A welcome selection of Deleted Scenes (5:01 with a "Play All" option) includes "Piano Bar #1" (2:17), "Hat Joke" (:41), "Miss Me?" (:44), "Watching the News" (:52) and "Piano Bar #2" (:25). The 2000 documentary "In the Line of Fire: The Ultimate Sacrifice" (22:14) is a grab bag of vintage comments and contemporary recollections about the film's making, with a focus on learning the ropes about the Secret Service. Participants include Petersen, Jeff Maguire, Eastwood, executive producer Gail Katz, technical advisor Bob Snow, Dylan McDermott, Rene Russo, U.S. Secret Service Deputy Director Kevin Foley, field agent Rebecca Ediger, and assistant director Larry Cockell.
The 1993 Showtime special "In the Line of Fire: Behind the Scenes with the Secret Service" (19:57) covers similar ground, with a yet greater emphasis on the Secret Service's workings (including footage of their training methods). Snow, Eastwood, Petersen, Katz, producer Jeff Apple, Malkovich, and Russo all comment, as well as special agents Jerry S. Parr, Carl Meyer, Gayle E. Moore, Assistant Director/Protective Operations Hubert T. Bell, and Charles F. Rinkevich, director of the Federal Law Enforcement Training Center.

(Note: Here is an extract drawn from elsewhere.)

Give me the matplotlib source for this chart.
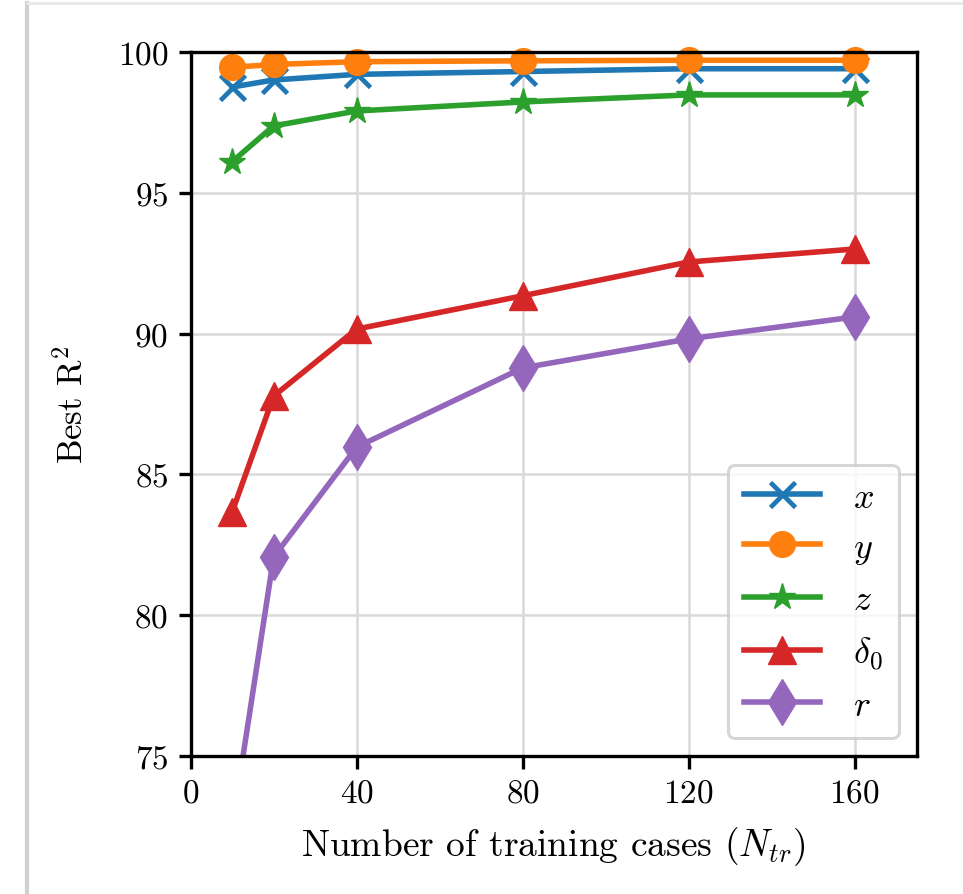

"How'd They Do That?" (4:54) is a swift guided tour of some of the film's clever special effects (with an unidentified effects technician). "Catching the Counterfeiters" (5:29) features Foley, as well as Lorelei W. Pagano and Daniel G. Snow of the Secret Service's Counterfeit Department, explaining how bills are specially watermarked and how fakes can be identified. There's a BD Live hookup on this disc, as well as previews for Vantage Point and Damages—The Complete First Season. This is one for any true action fan's shelf.